== Supplied material ==

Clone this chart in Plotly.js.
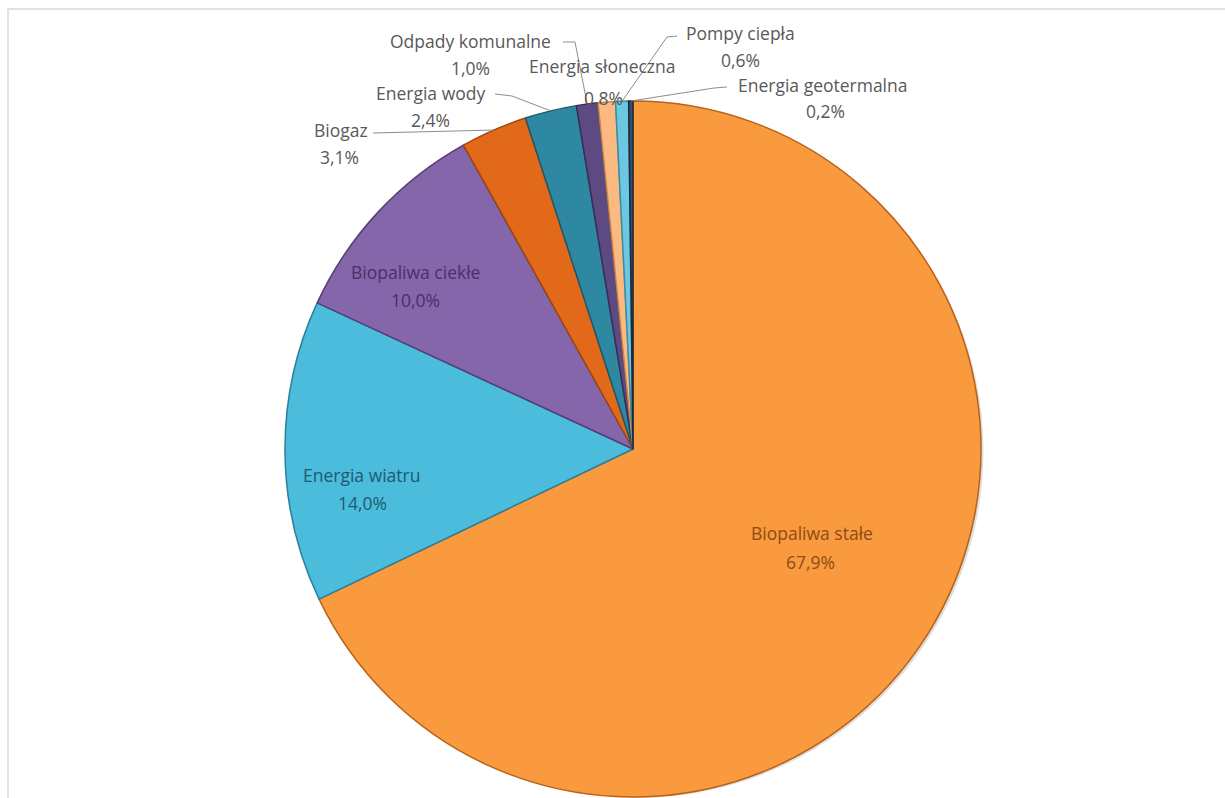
<!DOCTYPE html>
<html>
<head>
<meta charset="utf-8">
<script src="https://cdn.plot.ly/plotly-3.0.1.min.js"></script>
<style>html,body{margin:0;padding:0;background:#fff;}#chart{width:1225px;height:798px;}</style>
</head>
<body>
<div id="chart"></div>
<script>
// ---- data ----
const labels = ["Biopaliwa stałe", "Energia wiatru", "Biopaliwa ciekłe", "Biogaz", "Energia wody",
                "Odpady komunalne", "Energia słoneczna", "Pompy ciepła", "Energia geotermalna"];
const values = [67.9, 14.0, 10.0, 3.1, 2.4, 1.0, 0.8, 0.6, 0.2];

// ---- styles ----
const colors = ["#F99A3F", "#4CBCDD", "#8566AA", "#E2691A", "#2F88A1", "#5E4A82", "#FBBA82", "#6CC7E3", "#34506B"];
const edgeColors = ["#B8621A", "#2A7F99", "#553E75", "#9C4510", "#1C5A6B", "#3A2C55", "#C98745", "#3A8DA6", "#1A2A3C"];
const textColors = ["#8E4B14", "#1E5A70", "#48306A", "#595959", "#595959", "#595959", "#595959", "#595959", "#595959"];

const W = 1225, H = 798;
const cx = 633, cy = 449, R = 348;

// label placement (pixel centers: name line, value line)
const labelPos = [
  {nx: 812, ny: 533, vx: 811, vy: 562},
  {nx: 361, ny: 475, vx: 362, vy: 503},
  {nx: 415, ny: 272, vx: 415, vy: 300},
  {nx: 341, ny: 130, vx: 339, vy: 157},
  {nx: 430, ny: 93,  vx: 430, vy: 120},
  {nx: 470, ny: 41,  vx: 470, vy: 68},
  {nx: 602, ny: 66,  vx: 603, vy: 98},
  {nx: 740, ny: 33,  vx: 740, vy: 60},
  {nx: 823, ny: 85,  vx: 825, vy: 111}
];
// leader lines: label-side points (pixels), ending at slice edge
const leaders = {
  3: [[373, 133]],
  4: [[495, 94], [512, 96]],
  5: [[563, 42], [575, 42]],
  7: [[677, 36], [667, 37]],
  8: [[727, 87], [714, 88]]
};

const px = x => x / W;
const py = y => 1 - y / H;
const fmt = v => v.toFixed(1).replace('.', ',') + '%';

const total = values.reduce((a, b) => a + b, 0);
function edgePoint(i) {
  let before = 0;
  for (let k = 0; k < i; k++) before += values[k];
  const th = 2 * Math.PI * (before + values[i] / 2) / total;
  return [cx + R * Math.sin(th), cy - R * Math.cos(th)];
}

const domain = {
  x: [(cx - R) / W, (cx + R) / W],
  y: [(H - cy - R) / H, (H - cy + R) / H]
};
const shadowOff = 4;
const shadowDomain = {
  x: [(cx - R + shadowOff) / W, (cx + R + shadowOff) / W],
  y: [(H - cy - R - shadowOff) / H, (H - cy + R - shadowOff) / H]
};

const traces = [
  {
    type: 'pie', values: [1], labels: ['shadow'], domain: shadowDomain,
    marker: {colors: ['rgba(0,0,0,0.13)'], line: {width: 0}},
    textinfo: 'none', hoverinfo: 'skip', sort: false, showlegend: false
  },
  {
    type: 'pie', values: values, labels: labels, domain: domain,
    sort: false, direction: 'clockwise', rotation: 0,
    marker: {colors: colors, line: {color: edgeColors, width: 1.5}},
    textinfo: 'none', hoverinfo: 'label+percent', showlegend: false
  }
];

const annotations = [];
const font = "'Open Sans', Lato, sans-serif";
const fs = 17.5;
labels.forEach((lab, i) => {
  const p = labelPos[i];
  annotations.push({xref: 'paper', yref: 'paper', x: px(p.nx), y: py(p.ny), text: lab,
    showarrow: false, xanchor: 'center', yanchor: 'middle', borderpad: 0,
    font: {family: font, size: fs, color: textColors[i]}});
  annotations.push({xref: 'paper', yref: 'paper', x: px(p.vx), y: py(p.vy), text: fmt(values[i]),
    showarrow: false, xanchor: 'center', yanchor: 'middle', borderpad: 0,
    font: {family: font, size: fs, color: textColors[i]}});
});

const shapes = [
  {type: 'rect', xref: 'paper', yref: 'paper', x0: px(8), x1: px(1240), y0: py(9), y1: py(810),
   line: {color: '#D9D9D9', width: 1.5}, fillcolor: 'rgba(0,0,0,0)', layer: 'below'}
];
Object.keys(leaders).forEach(k => {
  const i = +k;
  const pts = leaders[k].concat([edgePoint(i)]);
  const d = pts.map((q, j) => (j ? 'L' : 'M') + px(q[0]).toFixed(5) + ',' + py(q[1]).toFixed(5)).join(' ');
  shapes.push({type: 'path', xref: 'paper', yref: 'paper', path: d,
    line: {color: '#8C8C8C', width: 1}, layer: 'above'});
});

const layout = {
  width: W, height: H,
  margin: {l: 0, r: 0, t: 0, b: 0},
  paper_bgcolor: '#FFFFFF',
  showlegend: false,
  annotations: annotations,
  shapes: shapes
};

Plotly.newPlot('chart', traces, layout, {displayModeBar: false, staticPlot: true});
</script>
</body>
</html>
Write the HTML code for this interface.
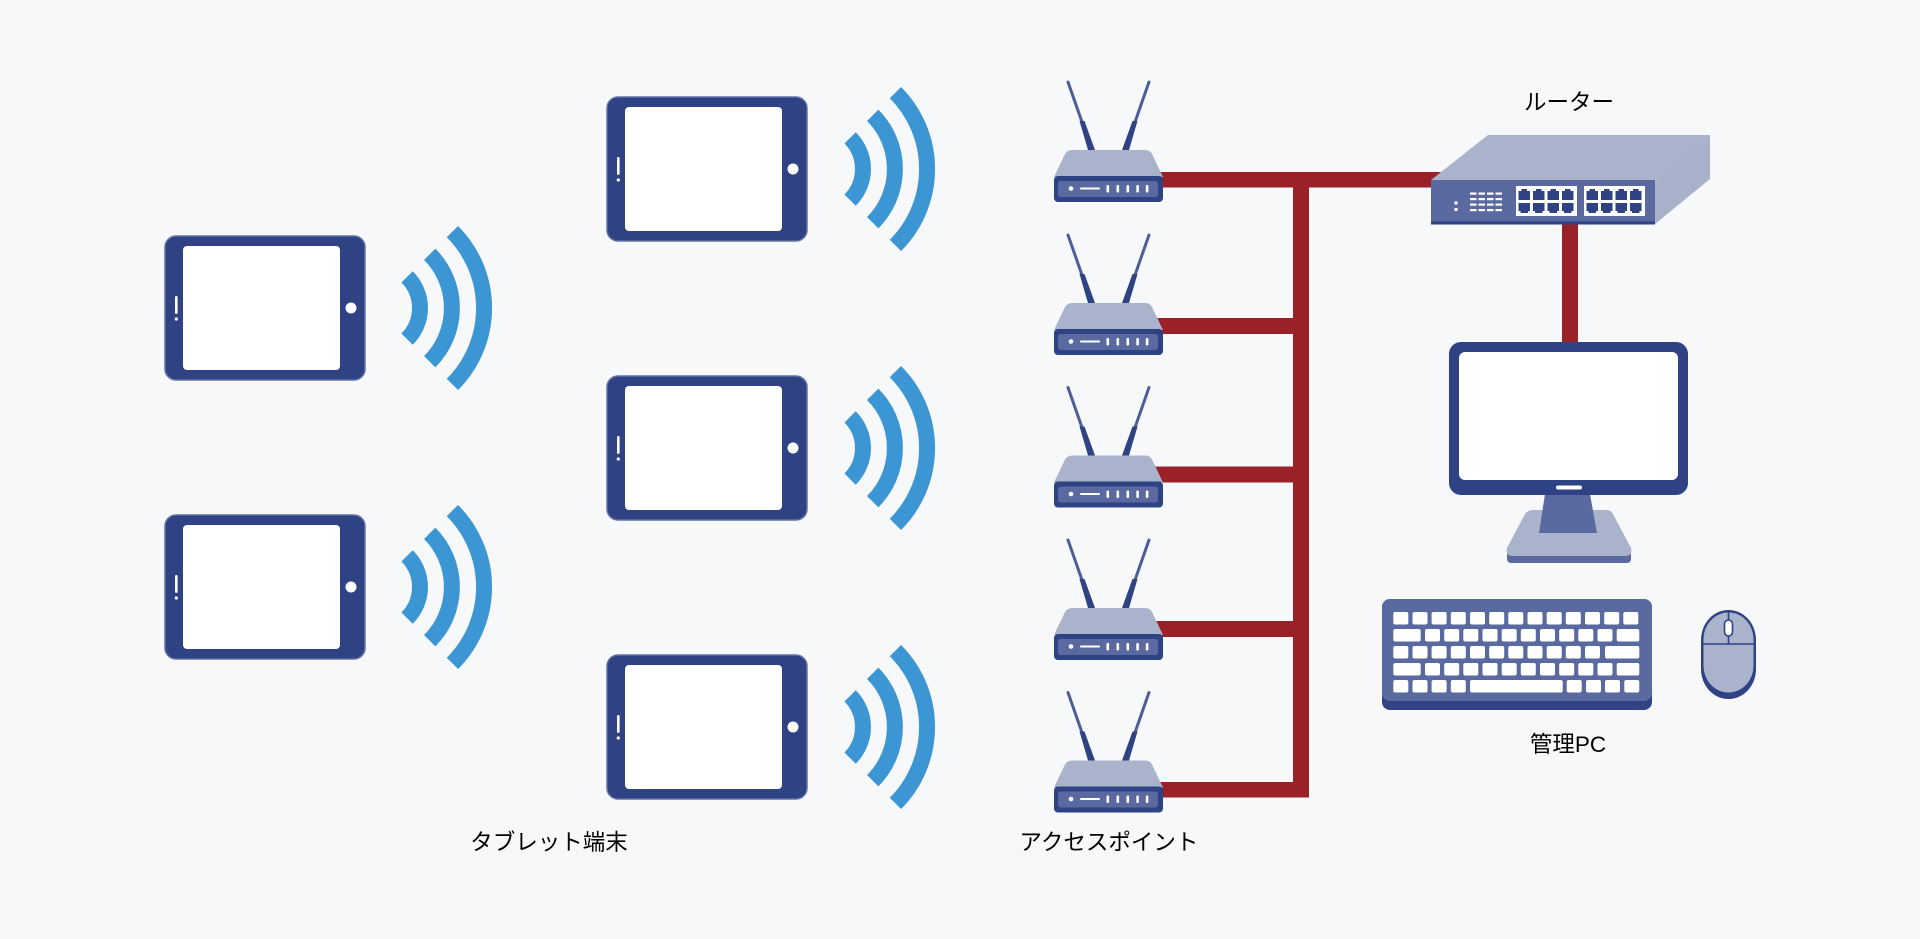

===

### Problem description
The material above holds pictures; copy everything else in it exactly.

### Problem solution
Clone this chart in Plotly.js.
<!DOCTYPE html>
<html>
<head>
<meta charset="utf-8">
<script src="https://cdn.plot.ly/plotly-3.0.1.min.js"></script>
<style>html,body{margin:0;padding:0;background:#fff;}#chart{width:1225px;height:798px;}</style>
</head>
<body>
<div id="chart"></div>
<script>
// ---- data ----
const labels = ["Biopaliwa stałe", "Energia wiatru", "Biopaliwa ciekłe", "Biogaz", "Energia wody",
                "Odpady komunalne", "Energia słoneczna", "Pompy ciepła", "Energia geotermalna"];
const values = [67.9, 14.0, 10.0, 3.1, 2.4, 1.0, 0.8, 0.6, 0.2];

// ---- styles ----
const colors = ["#F99A3F", "#4CBCDD", "#8566AA", "#E2691A", "#2F88A1", "#5E4A82", "#FBBA82", "#6CC7E3", "#34506B"];
const edgeColors = ["#B8621A", "#2A7F99", "#553E75", "#9C4510", "#1C5A6B", "#3A2C55", "#C98745", "#3A8DA6", "#1A2A3C"];
const textColors = ["#8E4B14", "#1E5A70", "#48306A", "#595959", "#595959", "#595959", "#595959", "#595959", "#595959"];

const W = 1225, H = 798;
const cx = 633, cy = 449, R = 348;

// label placement (pixel centers: name line, value line)
const labelPos = [
  {nx: 812, ny: 533, vx: 811, vy: 562},
  {nx: 361, ny: 475, vx: 362, vy: 503},
  {nx: 415, ny: 272, vx: 415, vy: 300},
  {nx: 341, ny: 130, vx: 339, vy: 157},
  {nx: 430, ny: 93,  vx: 430, vy: 120},
  {nx: 470, ny: 41,  vx: 470, vy: 68},
  {nx: 602, ny: 66,  vx: 603, vy: 98},
  {nx: 740, ny: 33,  vx: 740, vy: 60},
  {nx: 823, ny: 85,  vx: 825, vy: 111}
];
// leader lines: label-side points (pixels), ending at slice edge
const leaders = {
  3: [[373, 133]],
  4: [[495, 94], [512, 96]],
  5: [[563, 42], [575, 42]],
  7: [[677, 36], [667, 37]],
  8: [[727, 87], [714, 88]]
};

const px = x => x / W;
const py = y => 1 - y / H;
const fmt = v => v.toFixed(1).replace('.', ',') + '%';

const total = values.reduce((a, b) => a + b, 0);
function edgePoint(i) {
  let before = 0;
  for (let k = 0; k < i; k++) before += values[k];
  const th = 2 * Math.PI * (before + values[i] / 2) / total;
  return [cx + R * Math.sin(th), cy - R * Math.cos(th)];
}

const domain = {
  x: [(cx - R) / W, (cx + R) / W],
  y: [(H - cy - R) / H, (H - cy + R) / H]
};
const shadowOff = 4;
const shadowDomain = {
  x: [(cx - R + shadowOff) / W, (cx + R + shadowOff) / W],
  y: [(H - cy - R - shadowOff) / H, (H - cy + R - shadowOff) / H]
};

const traces = [
  {
    type: 'pie', values: [1], labels: ['shadow'], domain: shadowDomain,
    marker: {colors: ['rgba(0,0,0,0.13)'], line: {width: 0}},
    textinfo: 'none', hoverinfo: 'skip', sort: false, showlegend: false
  },
  {
    type: 'pie', values: values, labels: labels, domain: domain,
    sort: false, direction: 'clockwise', rotation: 0,
    marker: {colors: colors, line: {color: edgeColors, width: 1.5}},
    textinfo: 'none', hoverinfo: 'label+percent', showlegend: false
  }
];

const annotations = [];
const font = "'Open Sans', Lato, sans-serif";
const fs = 17.5;
labels.forEach((lab, i) => {
  const p = labelPos[i];
  annotations.push({xref: 'paper', yref: 'paper', x: px(p.nx), y: py(p.ny), text: lab,
    showarrow: false, xanchor: 'center', yanchor: 'middle', borderpad: 0,
    font: {family: font, size: fs, color: textColors[i]}});
  annotations.push({xref: 'paper', yref: 'paper', x: px(p.vx), y: py(p.vy), text: fmt(values[i]),
    showarrow: false, xanchor: 'center', yanchor: 'middle', borderpad: 0,
    font: {family: font, size: fs, color: textColors[i]}});
});

const shapes = [
  {type: 'rect', xref: 'paper', yref: 'paper', x0: px(8), x1: px(1240), y0: py(9), y1: py(810),
   line: {color: '#D9D9D9', width: 1.5}, fillcolor: 'rgba(0,0,0,0)', layer: 'below'}
];
Object.keys(leaders).forEach(k => {
  const i = +k;
  const pts = leaders[k].concat([edgePoint(i)]);
  const d = pts.map((q, j) => (j ? 'L' : 'M') + px(q[0]).toFixed(5) + ',' + py(q[1]).toFixed(5)).join(' ');
  shapes.push({type: 'path', xref: 'paper', yref: 'paper', path: d,
    line: {color: '#8C8C8C', width: 1}, layer: 'above'});
});

const layout = {
  width: W, height: H,
  margin: {l: 0, r: 0, t: 0, b: 0},
  paper_bgcolor: '#FFFFFF',
  showlegend: false,
  annotations: annotations,
  shapes: shapes
};

Plotly.newPlot('chart', traces, layout, {displayModeBar: false, staticPlot: true});
</script>
</body>
</html>
Write the HTML code for this interface.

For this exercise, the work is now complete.